--- Start ---
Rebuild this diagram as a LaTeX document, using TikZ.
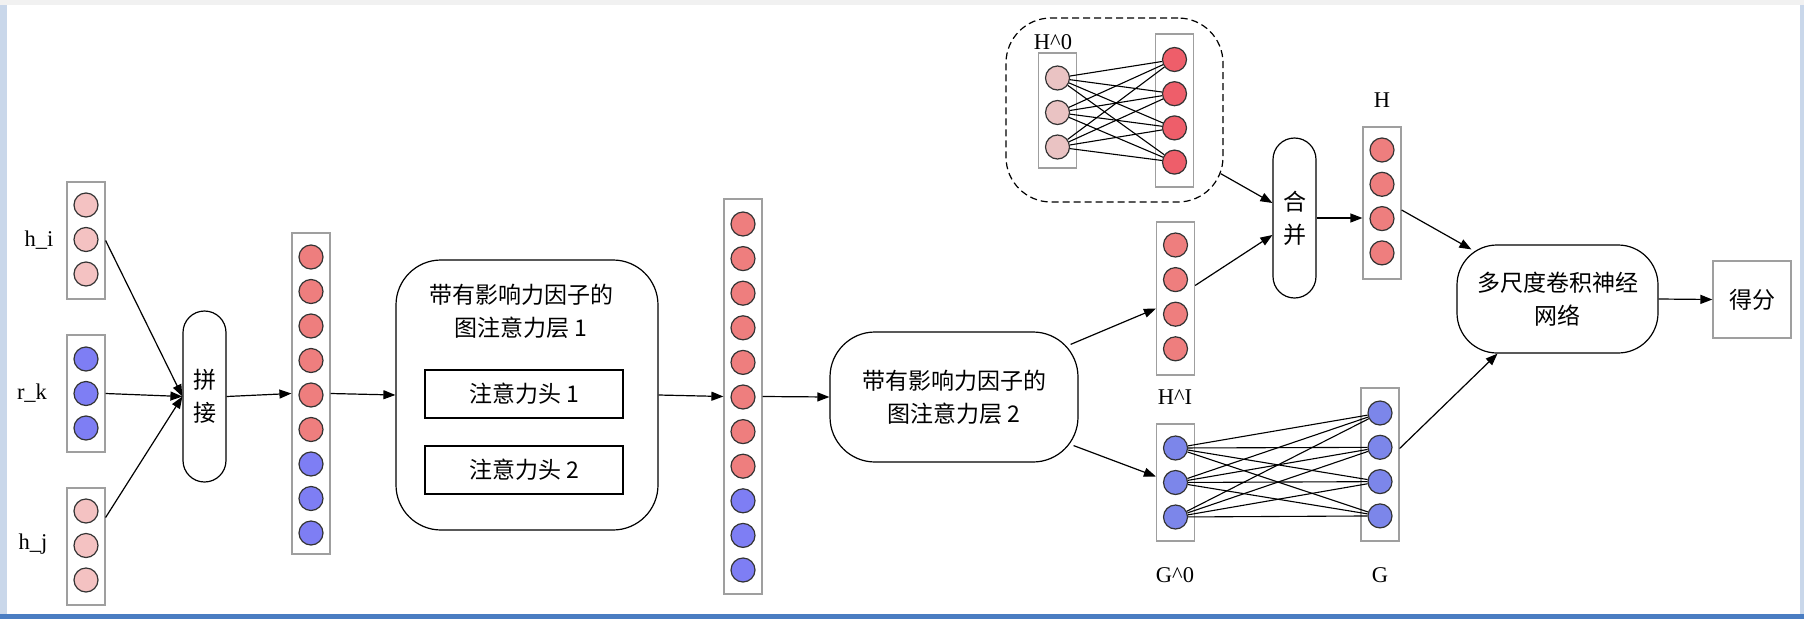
\documentclass[tikz,border=0pt]{standalone}
\usepackage{fontspec}
\setmainfont{Liberation Serif}
\newfontfamily\cjk{Noto Sans CJK SC}
\usetikzlibrary{arrows.meta,calc}
\definecolor{pinkC}{HTML}{F4C2C2}
\definecolor{mutedC}{HTML}{EAC3C3}
\definecolor{redC}{HTML}{EE7E7E}
\definecolor{deepC}{HTML}{EE5E6A}
\definecolor{blueC}{HTML}{7E7EF4}
\definecolor{slateC}{HTML}{7C86EA}
\definecolor{frameC}{HTML}{F1F1F1}
\definecolor{edgeC}{HTML}{4A7DC2}
\definecolor{sideC}{HTML}{C9D7EA}
\begin{document}
\begin{tikzpicture}[x=1pt,y=-1pt,
    vec/.style={draw=gray!75,line width=1.2pt,minimum width=38,inner sep=0pt},
    unit/.style={circle,draw=black!80,line width=1.2pt,minimum size=24,inner sep=0pt},
    cjktxt/.style={align=center,font=\cjk\fontsize{23}{33}\selectfont},
    pill/.style={cjktxt,draw,line width=1.2pt,rounded corners=21.5,minimum width=43,inner sep=0pt},
    layerbox/.style={cjktxt,draw,line width=1.2pt,rounded corners=45,inner sep=0pt},
    headbox/.style={cjktxt,draw,line width=1.2pt,minimum width=198,minimum height=48,inner sep=0pt},
    lab/.style={font=\fontsize{22.5}{26}\selectfont},
    link/.style={line width=1.1pt},
    flow/.style={line width=1.2pt,-{Triangle[length=12pt,width=9pt]}}]
  \useasboundingbox (0,0) rectangle (1804,619);
  \fill[frameC] (0,0) rectangle (1804,619);
  \fill[white] (7,5) rectangle (1800,614);
  \fill[sideC] (0,5) rectangle (7,614);
  \fill[sideC] (1800,5) rectangle (1804,614);
  \fill[edgeC] (0,614) rectangle (1804,619);

  % inputs
  \node[vec,minimum height=117] (vhi) at (86,240.5) {};
  \node[vec,minimum height=117] (vrk) at (86,393.5) {};
  \node[vec,minimum height=117] (vhj) at (86,546.5) {};
  \foreach \i in {1,2,3} {
    \node[unit,fill=pinkC] (hi\i) at (86,{205+34.5*(\i-1)}) {};
    \node[unit,fill=blueC] (rk\i) at (86,{359+34.5*(\i-1)}) {};
    \node[unit,fill=pinkC] (hj\i) at (86,{511+34.5*(\i-1)}) {};
  }
  \node[lab] (lhi) at (39,240) {h\_i};
  \node[lab] (lrk) at (32,393) {r\_k};
  \node[lab] (lhj) at (33,544) {h\_j};

  \node[pill,minimum height=171] (cat) at (204.5,396.5) {拼\\接};

  \node[vec,minimum height=321] (vcat) at (311,393.5) {};
  \foreach \i in {0,...,8} {
    \ifnum\i<6 \def\c{redC}\else \def\c{blueC}\fi
    \node[unit,fill=\c] (cc\i) at (311,{257+34.5*\i}) {};
  }

  % attention layer 1
  \node[layerbox,minimum width=262,minimum height=270] (gat1) at (527,395) {};
  \node[cjktxt] (gat1t) at (521,311) {带有影响力因子的\\图注意力层 1};
  \node[headbox] (head1) at (524,394) {注意力头 1};
  \node[headbox] (head2) at (524,470) {注意力头 2};

  \node[vec,minimum height=395] (vout) at (743,396.5) {};
  \foreach \i in {0,...,10} {
    \ifnum\i<8 \def\c{redC}\else \def\c{blueC}\fi
    \node[unit,fill=\c] (oc\i) at (743,{224+34.6*\i}) {};
  }

  \node[layerbox,minimum width=248,minimum height=130] (gat2) at (954,397) {带有影响力因子的\\图注意力层 2};

  % H^0 block
  \node[draw,line width=1.2pt,dash pattern=on 7pt off 4pt,rounded corners=45,
        minimum width=217,minimum height=184] (hzero) at (1114.5,110) {};
  \node[lab] (lh0) at (1053,42) {H\textasciicircum 0};
  \node[vec,minimum height=115] (vh0a) at (1057.5,110.5) {};
  \node[vec,minimum height=153] (vh0b) at (1174.5,110.5) {};
  \foreach \i in {1,2,3}
    \node[unit,fill=mutedC] (ha\i) at (1057.5,{78+34.5*(\i-1)}) {};
  \foreach \i in {1,...,4}
    \node[unit,fill=deepC] (hb\i) at (1174.5,{59.5+34.2*(\i-1)}) {};
  \foreach \a in {1,2,3}
    \foreach \b in {1,...,4}
      \draw[link] (ha\a) -- (hb\b);

  % H^I
  \node[vec,minimum height=153] (vhI) at (1175.5,298.5) {};
  \foreach \i in {1,...,4}
    \node[unit,fill=redC] (hI\i) at (1175.5,{245+34.6*(\i-1)}) {};
  \node[lab] (lhI) at (1175,397) {H\textasciicircum I};

  % G^0 and G
  \node[vec,minimum height=117] (vg0) at (1175.5,482.5) {};
  \node[vec,minimum height=153] (vg) at (1380,464.5) {};
  \foreach \i in {1,2,3}
    \node[unit,fill=slateC] (ga\i) at (1175.5,{448+34.5*(\i-1)}) {};
  \foreach \i in {1,...,4}
    \node[unit,fill=slateC] (gb\i) at (1380,{413+34.3*(\i-1)}) {};
  \foreach \a in {1,2,3}
    \foreach \b in {1,...,4}
      \draw[link] (ga\a) -- (gb\b);
  \node[lab] (lg0) at (1175,575) {G\textasciicircum 0};
  \node[lab] (lg) at (1380,575) {G};

  \node[pill,minimum height=160] (merge) at (1294.5,218) {合\\并};

  \node[vec,minimum height=152] (vh) at (1382,203) {};
  \foreach \i in {1,...,4}
    \node[unit,fill=redC] (hc\i) at (1382,{150+34.3*(\i-1)}) {};
  \node[lab] (lh) at (1382,100) {H};

  \node[layerbox,rounded corners=40,minimum width=201,minimum height=108] (cnn) at (1557.5,299) {多尺度卷积神经\\网络};
  \node[cjktxt,draw=gray!75,line width=1.2pt,minimum width=78,minimum height=77,inner sep=0pt] (score) at (1752,299.5) {得分};

  % connectors
  \draw[flow] (vhi.east) -- (cat.west);
  \draw[flow] (vrk.east) -- (cat.west);
  \draw[flow] ($(vhj.east)+(0,-29)$) -- (cat.west);
  \draw[flow] (cat.east) -- (vcat.west);
  \draw[flow] (vcat.east) -- (gat1.west);
  \draw[flow] (gat1.east) -- (vout.west);
  \draw[flow] (vout.east) -- (gat2.west);
  \draw[flow] ($(gat2.north east)+(-8,13)$) -- ($(vhI.west)+(0,10)$);
  \draw[flow] ($(gat2.south east)+(-5,-17)$) -- ($(vg0.west)+(0,-6)$);
  \draw[flow] ($(hzero.south east)+(-3,-29)$) -- ($(merge.west)+(0,-15)$);
  \draw[flow] ($(vhI.east)+(0,-13)$) -- ($(merge.west)+(0,17)$);
  \draw[flow] (merge.east) -- (merge.east -| vh.west);
  \draw[flow] ($(vh.east)+(0,7)$) -- ($(cnn.north west)+(15,5)$);
  \draw[flow] ($(vg.east)+(0,-16)$) -- ($(cnn.south)+(-60,0)$);
  \draw[flow] (cnn.east) -- (score.west);
\end{tikzpicture}
\end{document}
--- End ---
• WHAT THE TASK ASKS:
Your copy of the data above should match it exactly, except that pictures are left out.

• SOLUTION FOR THIS PROBLEM:
Rebuild this diagram as a LaTeX document, using TikZ.
\documentclass[tikz,border=0pt]{standalone}
\usepackage{fontspec}
\setmainfont{Liberation Serif}
\newfontfamily\cjk{Noto Sans CJK SC}
\usetikzlibrary{arrows.meta,calc}
\definecolor{pinkC}{HTML}{F4C2C2}
\definecolor{mutedC}{HTML}{EAC3C3}
\definecolor{redC}{HTML}{EE7E7E}
\definecolor{deepC}{HTML}{EE5E6A}
\definecolor{blueC}{HTML}{7E7EF4}
\definecolor{slateC}{HTML}{7C86EA}
\definecolor{frameC}{HTML}{F1F1F1}
\definecolor{edgeC}{HTML}{4A7DC2}
\definecolor{sideC}{HTML}{C9D7EA}
\begin{document}
\begin{tikzpicture}[x=1pt,y=-1pt,
    vec/.style={draw=gray!75,line width=1.2pt,minimum width=38,inner sep=0pt},
    unit/.style={circle,draw=black!80,line width=1.2pt,minimum size=24,inner sep=0pt},
    cjktxt/.style={align=center,font=\cjk\fontsize{23}{33}\selectfont},
    pill/.style={cjktxt,draw,line width=1.2pt,rounded corners=21.5,minimum width=43,inner sep=0pt},
    layerbox/.style={cjktxt,draw,line width=1.2pt,rounded corners=45,inner sep=0pt},
    headbox/.style={cjktxt,draw,line width=1.2pt,minimum width=198,minimum height=48,inner sep=0pt},
    lab/.style={font=\fontsize{22.5}{26}\selectfont},
    link/.style={line width=1.1pt},
    flow/.style={line width=1.2pt,-{Triangle[length=12pt,width=9pt]}}]
  \useasboundingbox (0,0) rectangle (1804,619);
  \fill[frameC] (0,0) rectangle (1804,619);
  \fill[white] (7,5) rectangle (1800,614);
  \fill[sideC] (0,5) rectangle (7,614);
  \fill[sideC] (1800,5) rectangle (1804,614);
  \fill[edgeC] (0,614) rectangle (1804,619);

  % inputs
  \node[vec,minimum height=117] (vhi) at (86,240.5) {};
  \node[vec,minimum height=117] (vrk) at (86,393.5) {};
  \node[vec,minimum height=117] (vhj) at (86,546.5) {};
  \foreach \i in {1,2,3} {
    \node[unit,fill=pinkC] (hi\i) at (86,{205+34.5*(\i-1)}) {};
    \node[unit,fill=blueC] (rk\i) at (86,{359+34.5*(\i-1)}) {};
    \node[unit,fill=pinkC] (hj\i) at (86,{511+34.5*(\i-1)}) {};
  }
  \node[lab] (lhi) at (39,240) {h\_i};
  \node[lab] (lrk) at (32,393) {r\_k};
  \node[lab] (lhj) at (33,544) {h\_j};

  \node[pill,minimum height=171] (cat) at (204.5,396.5) {拼\\接};

  \node[vec,minimum height=321] (vcat) at (311,393.5) {};
  \foreach \i in {0,...,8} {
    \ifnum\i<6 \def\c{redC}\else \def\c{blueC}\fi
    \node[unit,fill=\c] (cc\i) at (311,{257+34.5*\i}) {};
  }

  % attention layer 1
  \node[layerbox,minimum width=262,minimum height=270] (gat1) at (527,395) {};
  \node[cjktxt] (gat1t) at (521,311) {带有影响力因子的\\图注意力层 1};
  \node[headbox] (head1) at (524,394) {注意力头 1};
  \node[headbox] (head2) at (524,470) {注意力头 2};

  \node[vec,minimum height=395] (vout) at (743,396.5) {};
  \foreach \i in {0,...,10} {
    \ifnum\i<8 \def\c{redC}\else \def\c{blueC}\fi
    \node[unit,fill=\c] (oc\i) at (743,{224+34.6*\i}) {};
  }

  \node[layerbox,minimum width=248,minimum height=130] (gat2) at (954,397) {带有影响力因子的\\图注意力层 2};

  % H^0 block
  \node[draw,line width=1.2pt,dash pattern=on 7pt off 4pt,rounded corners=45,
        minimum width=217,minimum height=184] (hzero) at (1114.5,110) {};
  \node[lab] (lh0) at (1053,42) {H\textasciicircum 0};
  \node[vec,minimum height=115] (vh0a) at (1057.5,110.5) {};
  \node[vec,minimum height=153] (vh0b) at (1174.5,110.5) {};
  \foreach \i in {1,2,3}
    \node[unit,fill=mutedC] (ha\i) at (1057.5,{78+34.5*(\i-1)}) {};
  \foreach \i in {1,...,4}
    \node[unit,fill=deepC] (hb\i) at (1174.5,{59.5+34.2*(\i-1)}) {};
  \foreach \a in {1,2,3}
    \foreach \b in {1,...,4}
      \draw[link] (ha\a) -- (hb\b);

  % H^I
  \node[vec,minimum height=153] (vhI) at (1175.5,298.5) {};
  \foreach \i in {1,...,4}
    \node[unit,fill=redC] (hI\i) at (1175.5,{245+34.6*(\i-1)}) {};
  \node[lab] (lhI) at (1175,397) {H\textasciicircum I};

  % G^0 and G
  \node[vec,minimum height=117] (vg0) at (1175.5,482.5) {};
  \node[vec,minimum height=153] (vg) at (1380,464.5) {};
  \foreach \i in {1,2,3}
    \node[unit,fill=slateC] (ga\i) at (1175.5,{448+34.5*(\i-1)}) {};
  \foreach \i in {1,...,4}
    \node[unit,fill=slateC] (gb\i) at (1380,{413+34.3*(\i-1)}) {};
  \foreach \a in {1,2,3}
    \foreach \b in {1,...,4}
      \draw[link] (ga\a) -- (gb\b);
  \node[lab] (lg0) at (1175,575) {G\textasciicircum 0};
  \node[lab] (lg) at (1380,575) {G};

  \node[pill,minimum height=160] (merge) at (1294.5,218) {合\\并};

  \node[vec,minimum height=152] (vh) at (1382,203) {};
  \foreach \i in {1,...,4}
    \node[unit,fill=redC] (hc\i) at (1382,{150+34.3*(\i-1)}) {};
  \node[lab] (lh) at (1382,100) {H};

  \node[layerbox,rounded corners=40,minimum width=201,minimum height=108] (cnn) at (1557.5,299) {多尺度卷积神经\\网络};
  \node[cjktxt,draw=gray!75,line width=1.2pt,minimum width=78,minimum height=77,inner sep=0pt] (score) at (1752,299.5) {得分};

  % connectors
  \draw[flow] (vhi.east) -- (cat.west);
  \draw[flow] (vrk.east) -- (cat.west);
  \draw[flow] ($(vhj.east)+(0,-29)$) -- (cat.west);
  \draw[flow] (cat.east) -- (vcat.west);
  \draw[flow] (vcat.east) -- (gat1.west);
  \draw[flow] (gat1.east) -- (vout.west);
  \draw[flow] (vout.east) -- (gat2.west);
  \draw[flow] ($(gat2.north east)+(-8,13)$) -- ($(vhI.west)+(0,10)$);
  \draw[flow] ($(gat2.south east)+(-5,-17)$) -- ($(vg0.west)+(0,-6)$);
  \draw[flow] ($(hzero.south east)+(-3,-29)$) -- ($(merge.west)+(0,-15)$);
  \draw[flow] ($(vhI.east)+(0,-13)$) -- ($(merge.west)+(0,17)$);
  \draw[flow] (merge.east) -- (merge.east -| vh.west);
  \draw[flow] ($(vh.east)+(0,7)$) -- ($(cnn.north west)+(15,5)$);
  \draw[flow] ($(vg.east)+(0,-16)$) -- ($(cnn.south)+(-60,0)$);
  \draw[flow] (cnn.east) -- (score.west);
\end{tikzpicture}
\end{document}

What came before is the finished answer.